§ EXERCISE INPUTS
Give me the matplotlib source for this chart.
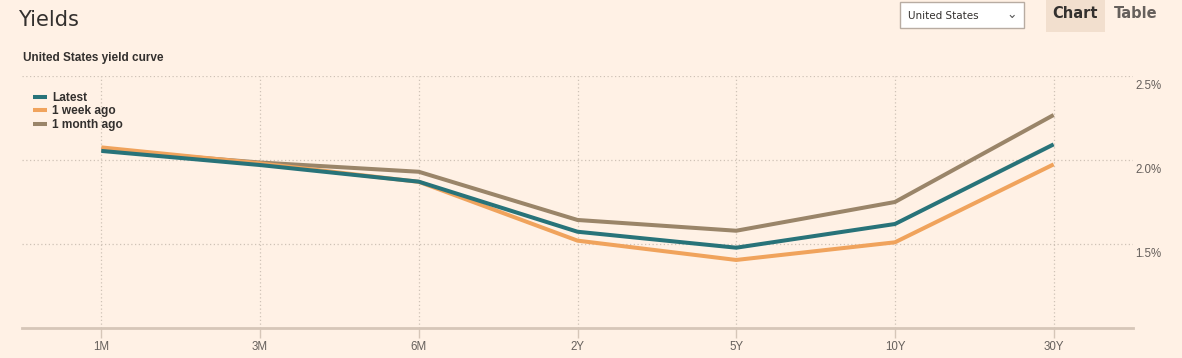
import matplotlib.pyplot as plt
from matplotlib.patches import Rectangle
from matplotlib.transforms import blended_transform_factory

maturities = ["1M", "3M", "6M", "2Y", "5Y", "10Y", "30Y"]
latest = [2.054, 1.970, 1.871, 1.573, 1.478, 1.619, 2.093]
week_ago = [2.075, 1.980, 1.870, 1.520, 1.405, 1.510, 1.974]
month_ago = [2.060, 1.985, 1.930, 1.643, 1.579, 1.750, 2.268]
y_ticks = [1.5, 2.0, 2.5]

BG = "#fff1e5"
GRID = "#cfc2b6"
TEXT = "#33302e"
TICK_TEXT = "#66605c"
ARIAL = "Liberation Sans"

fig = plt.figure(figsize=(11.82, 3.58), dpi=100, facecolor=BG)
ax = fig.add_axes([22 / 1182, 1 - 328 / 358, (1133 - 22) / 1182, (328 - 76) / 358])
ax.set_facecolor(BG)

x = range(len(maturities))
ax.plot(x, month_ago, color="#9a8569", lw=2.9, solid_capstyle="butt", label="1 month ago", zorder=3)
ax.plot(x, week_ago, color="#f0a35c", lw=2.9, solid_capstyle="butt", label="1 week ago", zorder=4)
ax.plot(x, latest, color="#287379", lw=2.9, solid_capstyle="butt", label="Latest", zorder=5)

ax.set_xlim(-0.5, len(maturities) - 0.5)
ax.set_ylim(1.0, 2.5)

for spine in ["top", "right", "left"]:
    ax.spines[spine].set_visible(False)
ax.spines["bottom"].set_color("#d6c6b8")
ax.spines["bottom"].set_linewidth(2)

ax.set_xticks(list(x))
ax.set_xticklabels(maturities, fontsize=8.3, color=TICK_TEXT, family=ARIAL)
ax.tick_params(axis="x", length=7, color="#d6c6b8", width=1, pad=2)
ax.set_yticks(y_ticks)
ax.set_yticklabels([])
ax.tick_params(axis="y", length=0)
ax.grid(True, which="major", color=GRID, linestyle=(0, (1, 2)), linewidth=0.9)

trans = blended_transform_factory(ax.transAxes, ax.transData)
for v in y_ticks:
    ax.text(1.002, v - 0.025, f"{v:.1f}%", transform=trans, ha="left", va="top",
            fontsize=8.3, color=TICK_TEXT, family=ARIAL)

handles, labels = ax.get_legend_handles_labels()
leg = ax.legend(handles[::-1], labels[::-1], loc="upper left", bbox_to_anchor=(0.0, 0.978),
                frameon=False, handlelength=1.2, handletextpad=0.45, labelspacing=0.1,
                prop={"weight": "bold", "size": 8.6, "family": ARIAL})
for t in leg.get_texts():
    t.set_color(TEXT)

fig.text(18 / 1182, 1 - 20 / 358, "Yields", fontsize=15, color=TEXT, va="center", ha="left")
fig.text(23 / 1182, 1 - 58 / 358, "United States yield curve", fontsize=8.5, weight="bold",
         color=TEXT, va="center", ha="left", family=ARIAL)

# dropdown and view toggles
fig.patches.append(Rectangle((900 / 1182, 1 - 28 / 358), 124 / 1182, 26 / 358,
                             transform=fig.transFigure, facecolor="white",
                             edgecolor="#b8aca2", lw=1))
fig.text(908 / 1182, 1 - 16 / 358, "United States", fontsize=7.5, color="#33302e", va="center")
fig.text(1012 / 1182, 1 - 15 / 358, "⌄", fontsize=9, color="#555", va="center", ha="center")
fig.patches.append(Rectangle((1046 / 1182, 1 - 32 / 358), 59 / 1182, 32 / 358,
                             transform=fig.transFigure, facecolor="#f2dfce", edgecolor="none"))
fig.text(1075 / 1182, 1 - 14 / 358, "Chart", fontsize=10.5, weight="bold", color="#33302e",
         va="center", ha="center")
fig.text(1136 / 1182, 1 - 14 / 358, "Table", fontsize=10.5, weight="bold", color="#66605c",
         va="center", ha="center")

fig.savefig("out.png", dpi=100, facecolor=BG)
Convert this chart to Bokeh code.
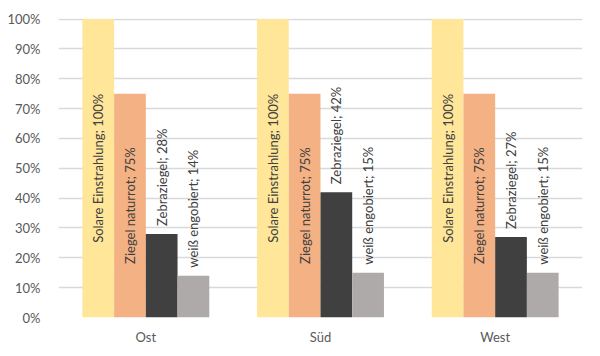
import math
from bokeh.plotting import figure
from bokeh.models import ColumnDataSource, FactorRange, Range1d, NumeralTickFormatter, FixedTicker
from bokeh.transform import dodge
from bokeh.core.properties import value
from bokeh.embed import file_html
from bokeh.resources import INLINE

categories = ["Ost", "Süd", "West"]
series_names = ["Solare Einstrahlung", "Ziegel naturrot", "Zebraziegel", "weiß engobiert"]
solare = [1.00, 1.00, 1.00]
naturrot = [0.75, 0.75, 0.75]
zebra = [0.28, 0.42, 0.27]
engobiert = [0.14, 0.15, 0.15]
y_ticks = [0, 0.1, 0.2, 0.3, 0.4, 0.5, 0.6, 0.7, 0.8, 0.9, 1.0]

series_values = [solare, naturrot, zebra, engobiert]
colors = ["#FFE699", "#F4B183", "#404040", "#AEAAAA"]
offsets = [-0.2725, -0.0908, 0.0908, 0.2725]
label_inside = [True, True, False, False]
bar_w = 0.1815
FONT = "Lato"

p = figure(width=600, height=356, x_range=FactorRange(*categories, range_padding=0),
           y_range=Range1d(0, 1.002), output_backend="svg", toolbar_location=None,
           min_border_left=58, min_border_right=18, min_border_top=18, min_border_bottom=39)
p.outline_line_color = None
p.background_fill_color = "white"
p.border_fill_color = "white"

p.xgrid.grid_line_color = None
p.ygrid.grid_line_color = "#D9D9D9"
p.ygrid.grid_line_width = 1.3
p.ygrid.ticker = FixedTicker(ticks=y_ticks)

p.yaxis.ticker = FixedTicker(ticks=y_ticks)
p.yaxis.formatter = NumeralTickFormatter(format="0%")
p.yaxis.axis_line_color = None
p.yaxis.major_tick_line_color = None
p.yaxis.minor_tick_line_color = None
p.yaxis.major_label_text_font = FONT
p.yaxis.major_label_text_font_size = "13px"
p.yaxis.major_label_text_color = "#595959"
p.yaxis.major_label_standoff = 12

p.xaxis.axis_line_color = None
p.xaxis.major_tick_line_color = None
p.xaxis.major_label_text_font = FONT
p.xaxis.major_label_text_font_size = "13px"
p.xaxis.major_label_text_color = "#595959"
p.xaxis.major_label_standoff = 5

for name, vals, col, off, inside in zip(series_names, series_values, colors, offsets, label_inside):
    labels = [f"{name}; {round(v*100)}%" for v in vals]
    ly = [v / 2 for v in vals] if inside else list(vals)
    src = ColumnDataSource(dict(x=categories, top=vals, ly=ly, label=labels))
    p.vbar(x=dodge("x", off, range=p.x_range), top="top", bottom=0, width=bar_w,
           source=src, fill_color=col, line_color=None)
    p.text(x=dodge("x", off, range=p.x_range), y="ly", text="label", source=src,
           angle=math.pi / 2, text_font=value(FONT), text_font_size="13px",
           text_color="#404040", text_baseline="middle",
           text_align="center" if inside else "left",
           y_offset=0 if inside else -8)

open("out.html", "w").write(file_html(p, INLINE))
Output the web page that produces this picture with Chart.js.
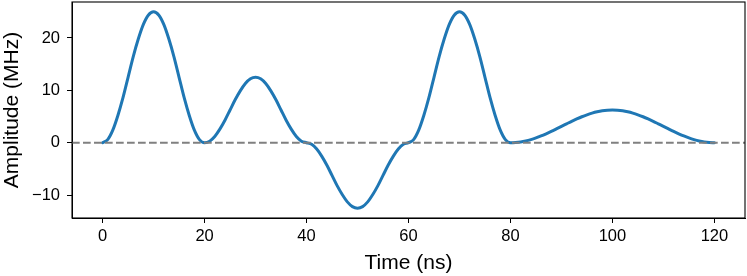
<!DOCTYPE html>
<html>
<head>
<meta charset="utf-8">
<script src="https://cdn.jsdelivr.net/npm/chart.js@4.4.1/dist/chart.umd.min.js"></script>
<style>
  html, body { margin: 0; padding: 0; background: #fff; }
  #wrap { width: 747px; height: 276px; }
</style>
</head>
<body>
<div id="wrap"><canvas id="pulse-chart" width="747" height="276"></canvas></div>
<script>
// time axis, 1 ns steps
var timeNs = [];
for (var i = 0; i <= 120; i++) timeNs.push(i);

// amplitude (MHz), one value per ns
var amplitude = [
  // 0 - 20
  0, 0.6, 2.4, 5.2, 8.6, 12.5, 16.4, 19.8, 22.6, 24.4, 25, 24.4, 22.6, 19.8, 16.4, 12.5, 8.6, 5.2, 2.4, 0.6, 0,
  // 21 - 40
  0.3, 1.2, 2.6, 4.3, 6.25, 8.2, 9.9, 11.3, 12.2, 12.5, 12.2, 11.3, 9.9, 8.2, 6.25, 4.3, 2.6, 1.2, 0.3, 0,
  // 41 - 60
  -0.3, -1.2, -2.6, -4.3, -6.25, -8.2, -9.9, -11.3, -12.2, -12.5, -12.2, -11.3, -9.9, -8.2, -6.25, -4.3, -2.6, -1.2, -0.3, 0,
  // 61 - 80
  0.6, 2.4, 5.2, 8.6, 12.5, 16.4, 19.8, 22.6, 24.4, 25, 24.4, 22.6, 19.8, 16.4, 12.5, 8.6, 5.2, 2.4, 0.6, 0,
  // 81 - 120
  0.04, 0.15, 0.34, 0.6, 0.92, 1.29, 1.71, 2.16, 2.64, 3.13, 3.61, 4.09, 4.54, 4.96, 5.33, 5.65, 5.91, 6.1, 6.21, 6.25,
  6.21, 6.1, 5.91, 5.65, 5.33, 4.96, 4.54, 4.09, 3.61, 3.13, 2.64, 2.16, 1.71, 1.29, 0.92, 0.6, 0.34, 0.15, 0.04, 0
];

var xTicks = [0, 20, 40, 60, 80, 100, 120];
var yTicks = [-10, 0, 10, 20];

var points = timeNs.map(function(t, i) { return { x: t, y: amplitude[i] }; });

var FONT = "'Liberation Sans', Arial, Helvetica, sans-serif";

// dashed zero line across the axes + box around plot
var framePlugin = {
  id: 'frame',
  afterDatasetsDraw: function(chart) {
    var ctx = chart.ctx, a = chart.chartArea;
    var y0 = chart.scales.y.getPixelForValue(0);
    ctx.save();
    ctx.strokeStyle = '#808080';
    ctx.lineWidth = 2;
    ctx.setLineDash([7.7, 3.3]);
    ctx.beginPath();
    ctx.moveTo(a.left, y0);
    ctx.lineTo(a.right, y0);
    ctx.stroke();
    ctx.restore();
  },
  afterDraw: function(chart) {
    var ctx = chart.ctx, a = chart.chartArea;
    ctx.save();
    ctx.strokeStyle = '#000';
    ctx.lineWidth = 1.1;
    ctx.strokeRect(a.left, a.top, a.right - a.left, a.bottom - a.top);
    ctx.restore();
  }
};

new Chart(document.getElementById('pulse-chart'), {
  type: 'line',
  data: {
    datasets: [{
      label: 'Amplitude',
      data: points,
      borderColor: '#1f77b4',
      borderWidth: 3,
      pointRadius: 0,
      fill: false,
      cubicInterpolationMode: 'monotone',
      borderCapStyle: 'round',
      borderJoinStyle: 'round'
    }]
  },
  options: {
    responsive: false,
    animation: false,
    devicePixelRatio: 1,
    layout: { padding: { left: 0, top: 2, right: 2, bottom: 0 } },
    plugins: {
      legend: { display: false },
      tooltip: { enabled: false }
    },
    scales: {
      x: {
        type: 'linear',
        min: -6,
        max: 126,
        afterBuildTicks: function(scale) {
          scale.ticks = xTicks.map(function(v) { return { value: v }; });
        },
        afterFit: function(scale) {
          scale.height = 58;
          scale.paddingLeft = 0;
          scale.paddingRight = 0;
        },
        grid: { drawOnChartArea: false, drawTicks: true, tickLength: 5, color: '#000', tickWidth: 1 },
        border: { display: true, color: '#000', width: 1 },
        ticks: { color: '#000', font: { family: FONT, size: 16.5 }, padding: 4, maxRotation: 0 },
        title: {
          display: true,
          text: 'Time (ns)',
          color: '#000',
          font: { family: FONT, size: 21 },
          padding: { top: 0, bottom: 0 }
        }
      },
      y: {
        type: 'linear',
        min: -14.375,
        max: 26.875,
        afterBuildTicks: function(scale) {
          scale.ticks = yTicks.map(function(v) { return { value: v }; });
        },
        afterFit: function(scale) {
          scale.width = 72;
          scale.paddingTop = 0;
          scale.paddingBottom = 0;
        },
        grid: { drawOnChartArea: false, drawTicks: true, tickLength: 5, color: '#000', tickWidth: 1 },
        border: { display: true, color: '#000', width: 1 },
        ticks: {
          color: '#000',
          font: { family: FONT, size: 16.5 },
          padding: 7,
          callback: function(v) { return v < 0 ? '\u2212' + Math.abs(v) : String(v); }
        },
        title: {
          display: true,
          text: 'Amplitude (MHz)',
          color: '#000',
          font: { family: FONT, size: 21 },
          padding: { top: 0, bottom: 0 }
        }
      }
    }
  },
  plugins: [framePlugin]
});
</script>
</body>
</html>
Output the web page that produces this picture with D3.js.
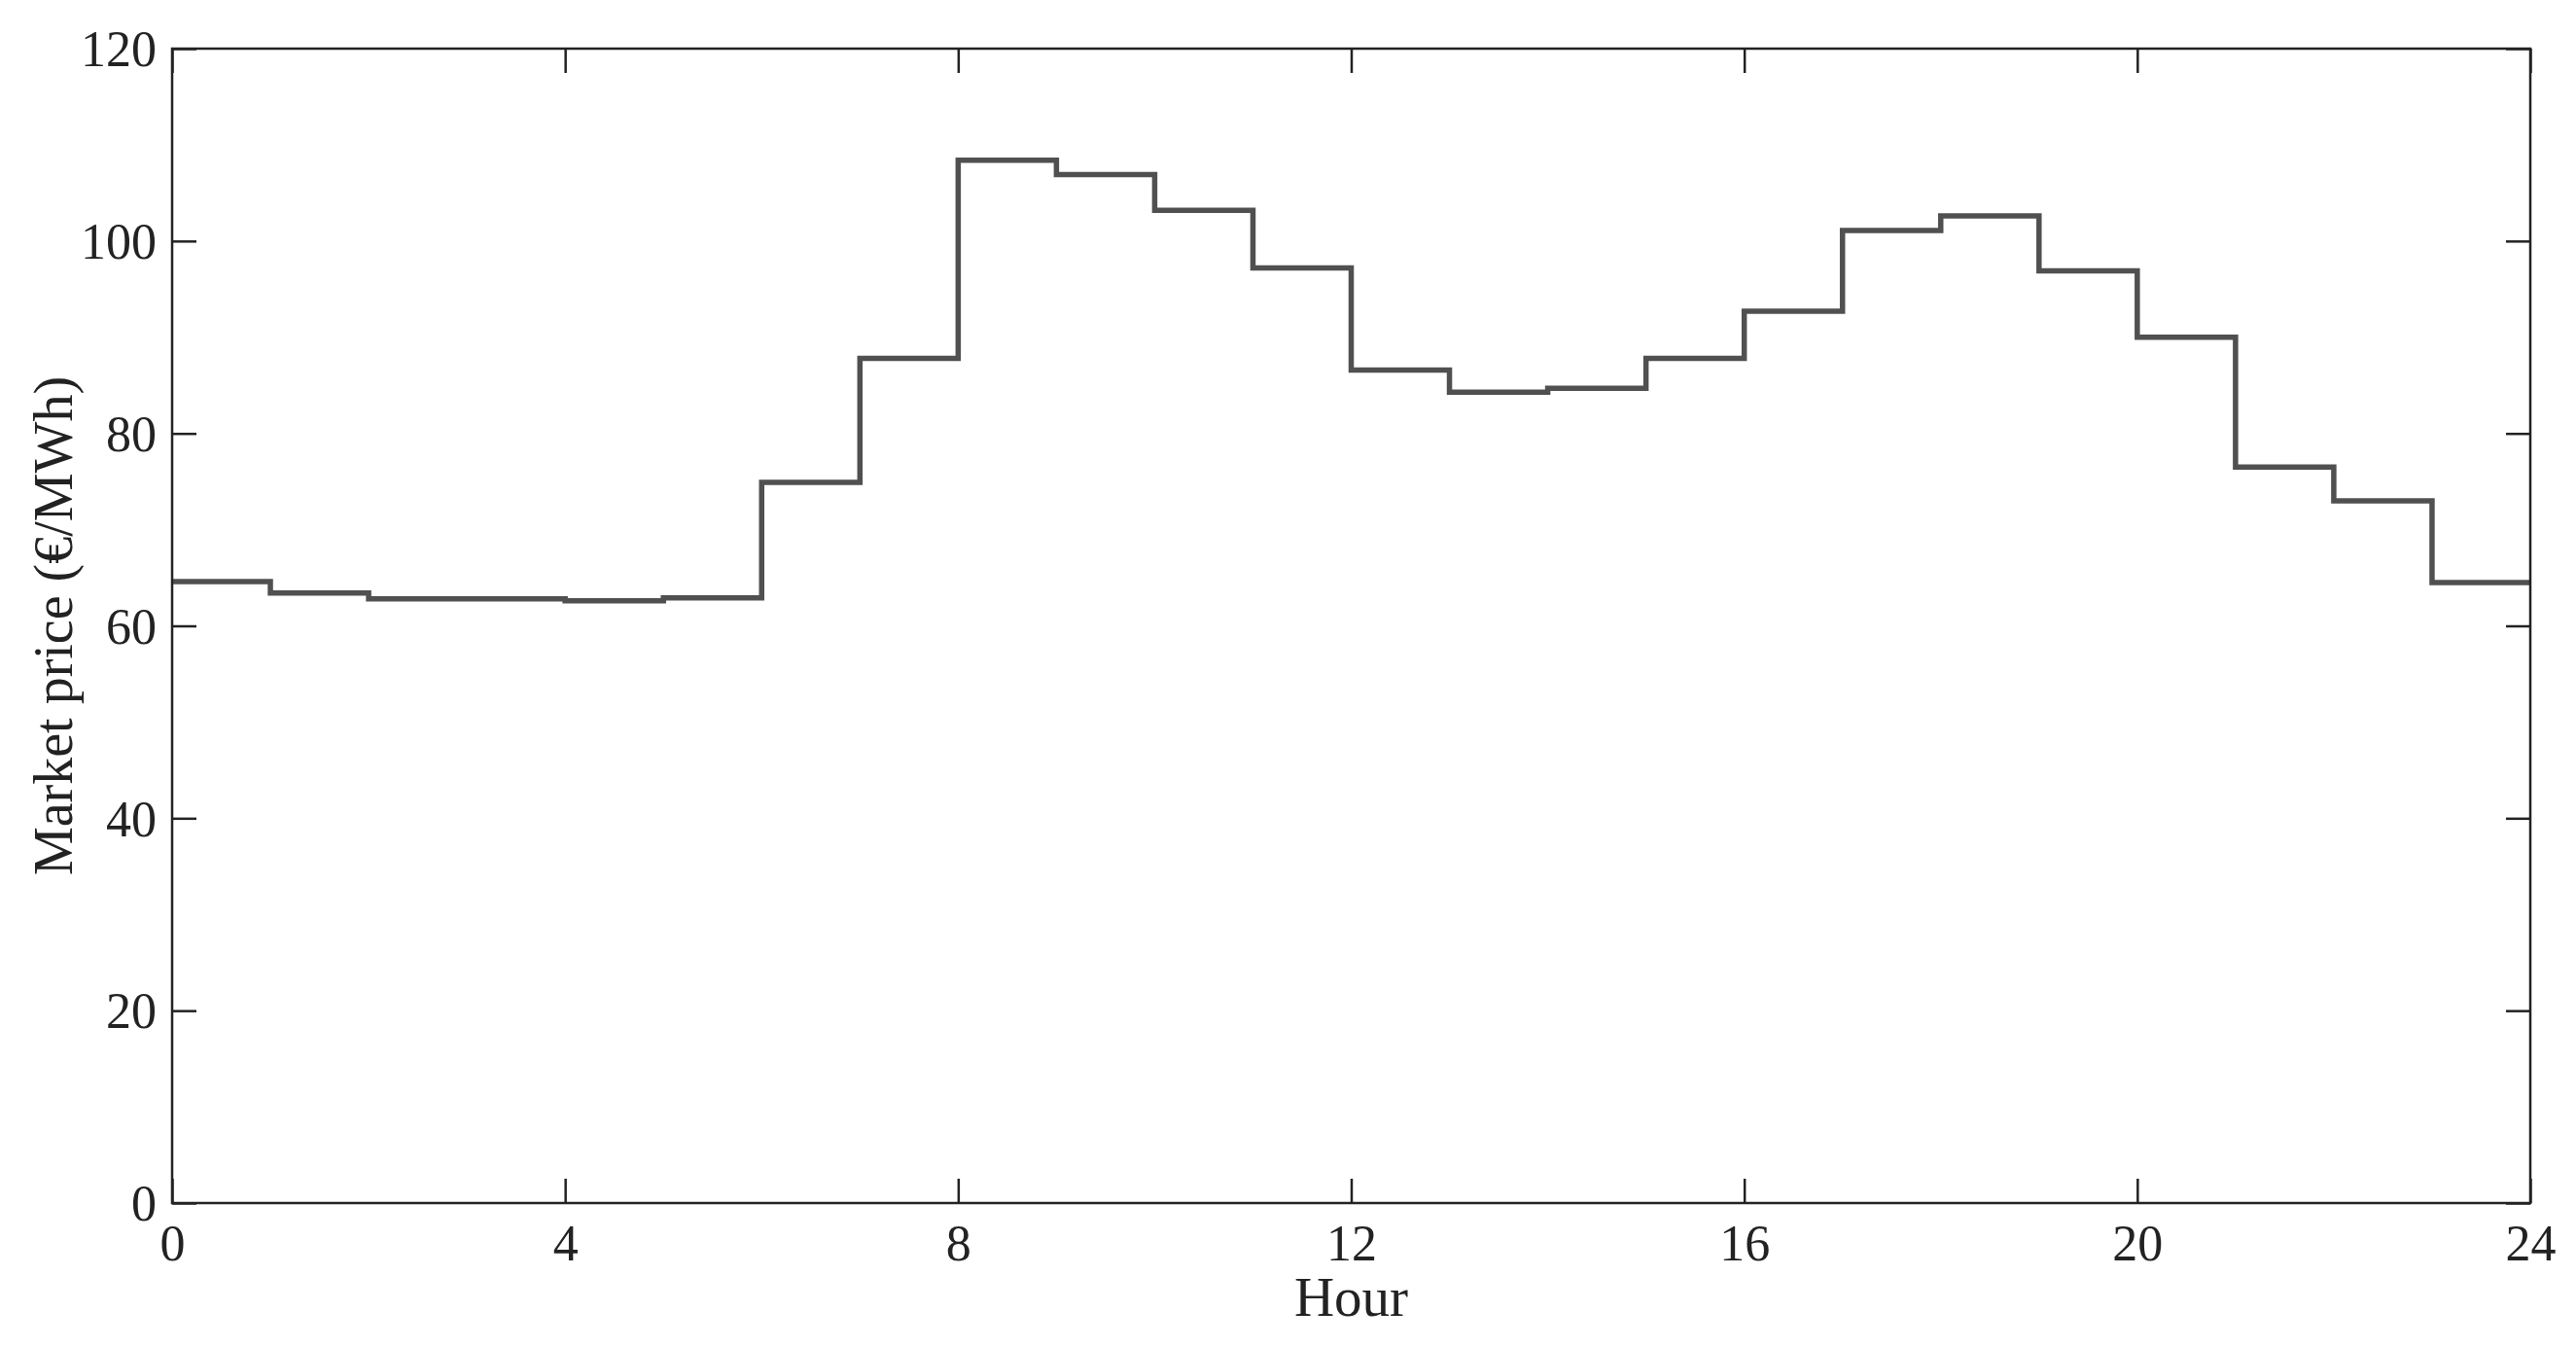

§ WHAT IS REQUIRED
Every line from the one containing "Convert this chart to Bokeh code." through the one containing "p.yaxis.major_label_standoff = 12" should be quoted exactly, and no other lines; keep pictures out of the copy.

§ OUTPUT BELOW
Convert this chart to Bokeh code.
import math
from bokeh.plotting import figure
from bokeh.models import ColumnDataSource, FactorRange, Range1d, NumeralTickFormatter, FixedTicker
from bokeh.transform import dodge
from bokeh.core.properties import value
from bokeh.embed import file_html
from bokeh.resources import INLINE

categories = ["Ost", "Süd", "West"]
series_names = ["Solare Einstrahlung", "Ziegel naturrot", "Zebraziegel", "weiß engobiert"]
solare = [1.00, 1.00, 1.00]
naturrot = [0.75, 0.75, 0.75]
zebra = [0.28, 0.42, 0.27]
engobiert = [0.14, 0.15, 0.15]
y_ticks = [0, 0.1, 0.2, 0.3, 0.4, 0.5, 0.6, 0.7, 0.8, 0.9, 1.0]

series_values = [solare, naturrot, zebra, engobiert]
colors = ["#FFE699", "#F4B183", "#404040", "#AEAAAA"]
offsets = [-0.2725, -0.0908, 0.0908, 0.2725]
label_inside = [True, True, False, False]
bar_w = 0.1815
FONT = "Lato"

p = figure(width=600, height=356, x_range=FactorRange(*categories, range_padding=0),
           y_range=Range1d(0, 1.002), output_backend="svg", toolbar_location=None,
           min_border_left=58, min_border_right=18, min_border_top=18, min_border_bottom=39)
p.outline_line_color = None
p.background_fill_color = "white"
p.border_fill_color = "white"

p.xgrid.grid_line_color = None
p.ygrid.grid_line_color = "#D9D9D9"
p.ygrid.grid_line_width = 1.3
p.ygrid.ticker = FixedTicker(ticks=y_ticks)

p.yaxis.ticker = FixedTicker(ticks=y_ticks)
p.yaxis.formatter = NumeralTickFormatter(format="0%")
p.yaxis.axis_line_color = None
p.yaxis.major_tick_line_color = None
p.yaxis.minor_tick_line_color = None
p.yaxis.major_label_text_font = FONT
p.yaxis.major_label_text_font_size = "13px"
p.yaxis.major_label_text_color = "#595959"
p.yaxis.major_label_standoff = 12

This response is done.